Trump, der bislang gute Beziehungen zu Saudi-Arabien unterhielt, hatte in einem Interview Riad mit ernsten Konsequenzen gedroht. "Wenn es stimmt, dann ist das wirklich schrecklich und abscheulich, also müssen wir schauen", sagte Trump in einem Interview. "Wir werden der Sache auf den Grund gehen und harte Strafen verhängen."

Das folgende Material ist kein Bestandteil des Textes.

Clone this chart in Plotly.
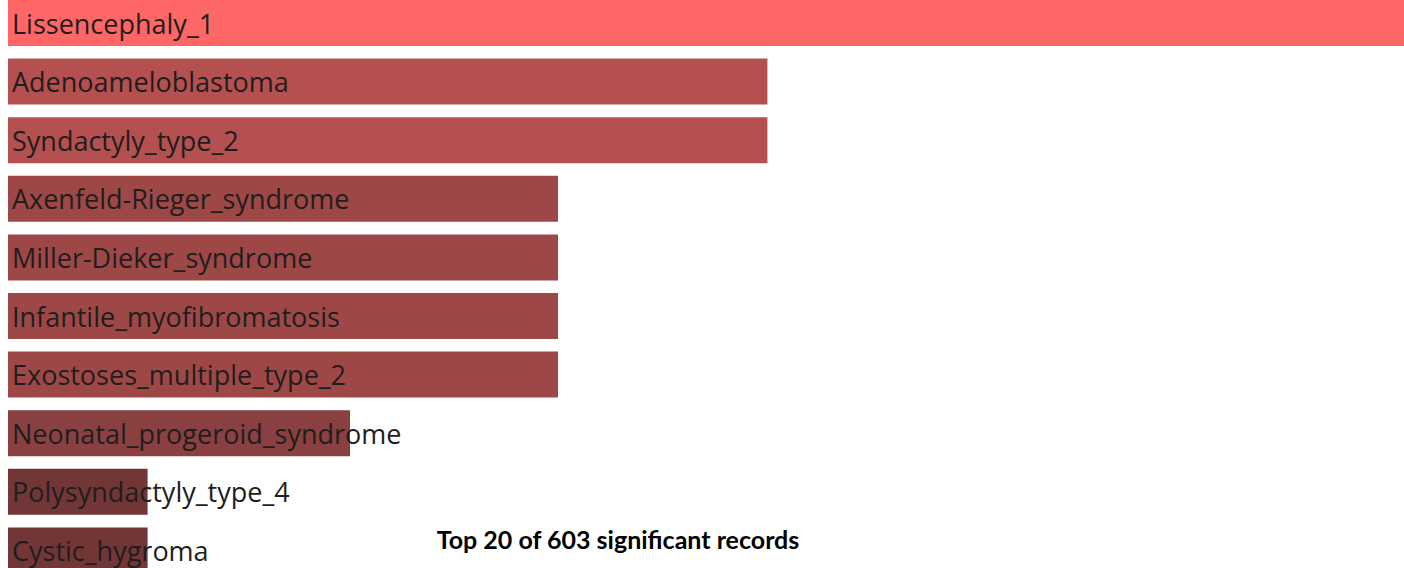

Trump schließt trotz der saudischen Unschuldsbeteuerungen eine Täterschaft nicht aus. Er hat angekündigt, die Familie Khashoggis zu treffen. Bislang zeigte er noch keine Bereitschaft, bei seiner ersten Auslandsreise geschlossene Waffendeals mit Saudi-Arabien platzen zu lassen: Der Verkauf sei ein "großartiger Auftrag für unsere Firmen", und wenn das Königreich seine Waffen nicht in den USA kaufe, dann würde es sie woanders kaufen.
Gefahr für saudi-arabische Wirtschaft
Die schweren Vorwürfe gegen Saudi-Arabien gefährden zunehmend die Wirtschaftspolitik des Kronprinzen Mohammed bin Salman, der das Königreich als attraktives Ziel für ausländische Investitionen anpreist. Mehr und mehr Sponsoren und Medienpartner eines für Ende Oktober geplanten Wirtschaftsgipfels gehen auf Distanz. Auch der Chef des Fahrdienst-Vermittlers Uber, Dara Khosrowshahi sagte seine Teilnahme an den Treffen vorläufig ab - obwohl der saudische Staatsfonds sein Unternehmen mit finanziert. US-Finanzminister Steven Mnuchin sagt hingegen, er habe seine Pläne "bisher" nicht geändert, ähnlich äußerte sich IWF-Chefin Christine Lagarde. Auch Siemens-Chef Joe Kaeser will nach wie vor nach Saudi-Arabien reisen, der Konzern beobachte die Situation genau.